======== SOURCE DATA ========

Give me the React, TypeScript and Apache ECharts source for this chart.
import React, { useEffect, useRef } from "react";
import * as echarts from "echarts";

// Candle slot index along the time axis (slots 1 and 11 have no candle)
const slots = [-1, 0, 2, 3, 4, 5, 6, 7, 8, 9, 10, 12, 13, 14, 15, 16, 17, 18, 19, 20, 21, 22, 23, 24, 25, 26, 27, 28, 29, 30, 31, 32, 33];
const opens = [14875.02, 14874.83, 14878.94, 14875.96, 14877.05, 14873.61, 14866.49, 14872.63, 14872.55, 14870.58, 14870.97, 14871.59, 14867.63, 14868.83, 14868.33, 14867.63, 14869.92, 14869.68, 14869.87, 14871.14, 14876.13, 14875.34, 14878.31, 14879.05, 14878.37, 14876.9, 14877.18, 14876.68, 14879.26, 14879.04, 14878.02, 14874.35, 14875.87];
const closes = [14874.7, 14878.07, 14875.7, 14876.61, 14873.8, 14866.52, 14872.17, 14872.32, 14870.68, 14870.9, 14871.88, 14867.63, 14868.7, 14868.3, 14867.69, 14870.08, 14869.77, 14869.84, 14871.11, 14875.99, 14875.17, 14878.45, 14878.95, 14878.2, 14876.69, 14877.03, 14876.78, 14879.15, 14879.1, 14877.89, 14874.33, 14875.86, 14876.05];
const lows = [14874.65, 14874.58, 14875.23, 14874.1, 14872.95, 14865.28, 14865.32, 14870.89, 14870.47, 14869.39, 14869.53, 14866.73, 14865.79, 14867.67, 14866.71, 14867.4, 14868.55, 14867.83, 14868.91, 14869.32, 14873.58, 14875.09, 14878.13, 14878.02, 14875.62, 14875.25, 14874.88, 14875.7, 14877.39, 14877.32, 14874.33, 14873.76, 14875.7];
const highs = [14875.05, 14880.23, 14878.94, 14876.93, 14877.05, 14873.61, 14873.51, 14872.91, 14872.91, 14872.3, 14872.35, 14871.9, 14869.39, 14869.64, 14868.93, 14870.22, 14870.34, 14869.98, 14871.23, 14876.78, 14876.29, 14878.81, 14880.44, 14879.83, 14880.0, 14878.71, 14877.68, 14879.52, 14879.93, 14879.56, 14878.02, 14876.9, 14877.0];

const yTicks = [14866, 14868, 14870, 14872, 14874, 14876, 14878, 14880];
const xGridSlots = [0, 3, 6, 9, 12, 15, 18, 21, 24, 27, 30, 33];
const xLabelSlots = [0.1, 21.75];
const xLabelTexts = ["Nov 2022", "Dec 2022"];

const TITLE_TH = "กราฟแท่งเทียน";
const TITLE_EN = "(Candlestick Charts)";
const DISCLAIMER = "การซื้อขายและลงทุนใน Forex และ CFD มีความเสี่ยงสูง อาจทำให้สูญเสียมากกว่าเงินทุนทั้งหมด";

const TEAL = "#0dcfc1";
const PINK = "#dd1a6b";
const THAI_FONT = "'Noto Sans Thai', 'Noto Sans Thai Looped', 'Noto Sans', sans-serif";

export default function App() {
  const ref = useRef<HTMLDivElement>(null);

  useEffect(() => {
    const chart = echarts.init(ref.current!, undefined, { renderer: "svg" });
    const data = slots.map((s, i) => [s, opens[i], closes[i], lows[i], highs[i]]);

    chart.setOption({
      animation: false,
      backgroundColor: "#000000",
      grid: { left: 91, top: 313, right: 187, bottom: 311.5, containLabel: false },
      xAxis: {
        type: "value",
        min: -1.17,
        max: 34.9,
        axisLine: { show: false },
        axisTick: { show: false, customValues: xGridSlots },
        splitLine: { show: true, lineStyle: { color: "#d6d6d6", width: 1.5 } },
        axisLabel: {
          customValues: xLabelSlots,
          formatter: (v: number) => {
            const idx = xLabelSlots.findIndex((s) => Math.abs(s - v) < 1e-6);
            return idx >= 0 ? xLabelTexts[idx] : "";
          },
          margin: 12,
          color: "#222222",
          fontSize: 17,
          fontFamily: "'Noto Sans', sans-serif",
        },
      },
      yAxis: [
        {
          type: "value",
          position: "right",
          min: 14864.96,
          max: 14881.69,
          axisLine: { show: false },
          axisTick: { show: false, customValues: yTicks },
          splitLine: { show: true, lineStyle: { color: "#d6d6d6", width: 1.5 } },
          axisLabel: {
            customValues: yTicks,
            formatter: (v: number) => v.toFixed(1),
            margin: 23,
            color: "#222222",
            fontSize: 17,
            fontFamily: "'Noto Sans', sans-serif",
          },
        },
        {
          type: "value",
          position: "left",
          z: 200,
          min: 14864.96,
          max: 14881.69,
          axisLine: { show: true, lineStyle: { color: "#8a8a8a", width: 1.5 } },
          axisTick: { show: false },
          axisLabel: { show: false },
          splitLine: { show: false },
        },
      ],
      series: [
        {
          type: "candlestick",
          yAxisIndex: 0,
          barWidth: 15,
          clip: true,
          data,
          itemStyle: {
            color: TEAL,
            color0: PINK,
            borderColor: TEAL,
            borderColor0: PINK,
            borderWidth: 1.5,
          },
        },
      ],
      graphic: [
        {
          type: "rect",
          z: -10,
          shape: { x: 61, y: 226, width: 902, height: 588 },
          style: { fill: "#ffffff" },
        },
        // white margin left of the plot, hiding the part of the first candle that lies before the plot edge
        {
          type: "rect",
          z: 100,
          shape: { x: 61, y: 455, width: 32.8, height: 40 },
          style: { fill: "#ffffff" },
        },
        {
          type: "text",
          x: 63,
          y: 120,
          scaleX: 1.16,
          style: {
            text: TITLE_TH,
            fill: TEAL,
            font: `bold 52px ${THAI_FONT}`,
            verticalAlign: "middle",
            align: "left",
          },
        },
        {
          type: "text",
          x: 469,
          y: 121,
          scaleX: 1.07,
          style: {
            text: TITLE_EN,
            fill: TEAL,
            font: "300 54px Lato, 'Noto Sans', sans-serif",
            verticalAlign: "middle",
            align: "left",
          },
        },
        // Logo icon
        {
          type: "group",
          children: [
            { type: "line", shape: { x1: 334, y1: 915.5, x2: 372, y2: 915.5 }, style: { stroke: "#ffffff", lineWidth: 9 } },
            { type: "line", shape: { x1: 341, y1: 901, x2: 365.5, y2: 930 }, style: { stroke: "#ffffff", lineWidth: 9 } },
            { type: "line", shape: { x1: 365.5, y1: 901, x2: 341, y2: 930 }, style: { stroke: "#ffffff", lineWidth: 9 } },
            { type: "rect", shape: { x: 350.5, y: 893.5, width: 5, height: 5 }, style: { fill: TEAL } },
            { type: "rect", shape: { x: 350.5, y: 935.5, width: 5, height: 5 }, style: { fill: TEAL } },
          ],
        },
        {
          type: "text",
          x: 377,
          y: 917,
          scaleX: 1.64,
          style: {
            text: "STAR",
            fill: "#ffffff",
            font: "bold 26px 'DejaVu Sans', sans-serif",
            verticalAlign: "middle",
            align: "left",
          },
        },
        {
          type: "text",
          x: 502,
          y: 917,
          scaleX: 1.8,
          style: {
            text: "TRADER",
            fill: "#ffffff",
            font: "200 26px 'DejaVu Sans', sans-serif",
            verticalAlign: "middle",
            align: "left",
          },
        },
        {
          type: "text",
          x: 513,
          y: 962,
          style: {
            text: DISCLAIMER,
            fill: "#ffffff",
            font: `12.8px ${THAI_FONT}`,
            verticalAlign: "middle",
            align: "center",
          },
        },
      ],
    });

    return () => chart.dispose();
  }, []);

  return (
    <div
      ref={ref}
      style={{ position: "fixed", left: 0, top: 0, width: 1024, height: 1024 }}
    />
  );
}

========

OBJECTIVE: Pick out the lines containing the string "React" and show them.

ANSWER TO THE EXERCISE:
Give me the React, TypeScript and Apache ECharts source for this chart.
import React, { useEffect, useRef } from "react";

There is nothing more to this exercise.